Talvez ele não seja a maior personagem criada pela mente humana, mas encerra em si muitas das grandes: sofre os tormentos existenciais e a afazia de Hamlet; medita com o fim raro de reabilitar a morte como Werther; altera o sentido da vida como Riobaldo; transcende uma experiência trágica e a digere plácido como Gregor Samsa (a “barata” de Kafka, ungeziefer, em alemão, inseto, enfim); desintegra os labirintos da percepção alheia como Capitu; finge ser ingênuo quando na verdade vê o mundo com olhos de lince, como Dom Quixote; esmiúça as profundezas do seu ser numa micro odisseia mental, como o Ulisses, de Joyce; e, se não for sacrilégio reduzir o Cristo a uma mera personagem literária, ele aceita seu destino com a natural renitência humana ao medo, mas encara-o com afeição e até um impiedoso louvor.
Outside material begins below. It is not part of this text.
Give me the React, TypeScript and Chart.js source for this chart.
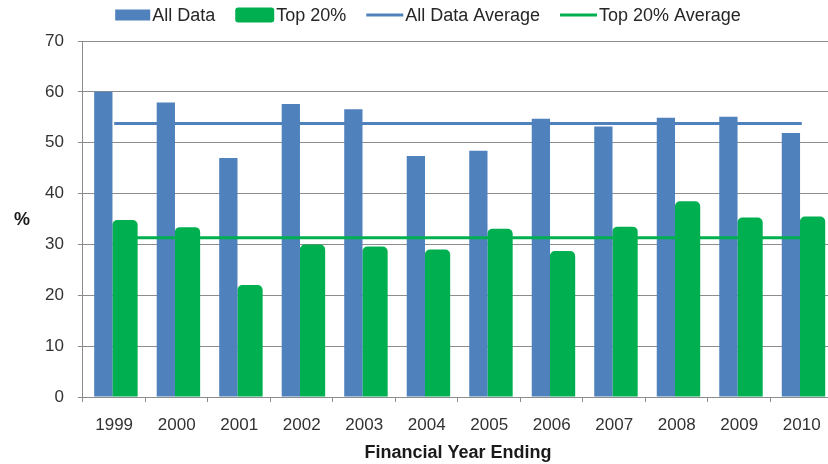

Deslustrando a alma humana e expondo a nu os seus porões fétidos, Raskolnikov sacia-nos com a possibilidade que todos gostariam de obter: a de perscrutar não os pensamentos, mas ter acesso aos desvãos da consciência alheia. Consciência e pensamento não são sinônimos. É como carinho e delicadeza; o carinho em regra é puro, a delicadeza pode ser simulada; se dissimula o pensamento, a consciência é irreprimível, não aceita doma, é arisca à rédea.


Com uma habilidade diabólica, Dostoievski penetra num universo instável, transita incólume sobre a superfície de ouriço que é a natureza humana. Raskolnikov, antes de cometer o crime, racionaliza-o de forma antirreligiosa e anticética, exclui a moralidade, cria um ambiente niilista [amo esta palavra, a única com dois i(s) seguidos!!] para se refugiar no seu próprio perdão; um perdão artificial, mas que, se não salva, ao menos consola. Pouca via, ele também aponta a seta do seu destino, o que o torna um homem absoluto, pleno na condução dos seus passos.


Erra quem crê na gratuidade do crime: uma agiota morta pode ser uma autêntica parábola cristã ou mesmo um sêmen marxista no sentido tutorial da palavra, pois, sendo impossível aniquilar a vergonha mercantil da exploração dos mais fortes pelo vício do lucro, ele fez o que estava ao seu alcance; não podendo exterminar a plantação daninha, exterminou uma semente.


Não tendo outra escolha, ele parece ter sido traído pelo intelecto. Há homens que tem grande fé no intelecto. O remorso e a redenção caminham juntos até o desfecho do livro, beirando perigosamente o sentimentalismo ingênuo, mas Dostoievski é um gênio e soube fugir com arte da esparrela sentimental.


Fiódor Mikhailovich Dostoievski. Dizem que ele morreu no dia 9 de fevereiro de 1881. Errado. Morreu no dia 8 de fevereiro de 1881. Na madrugada deste dia, acorda sua jovem esposa e pede para que ela leia o Evangelho; ela abre o livro ao acaso; é o de Mateus, cap. 3º, vers. 14, e lê para ele em voz ouvível: “Não me retenha mais por uma hora”, ele a interrompe e diz: “Você vê? Vou morrer”. Morreu no dia seguinte, porque assim o decidiu.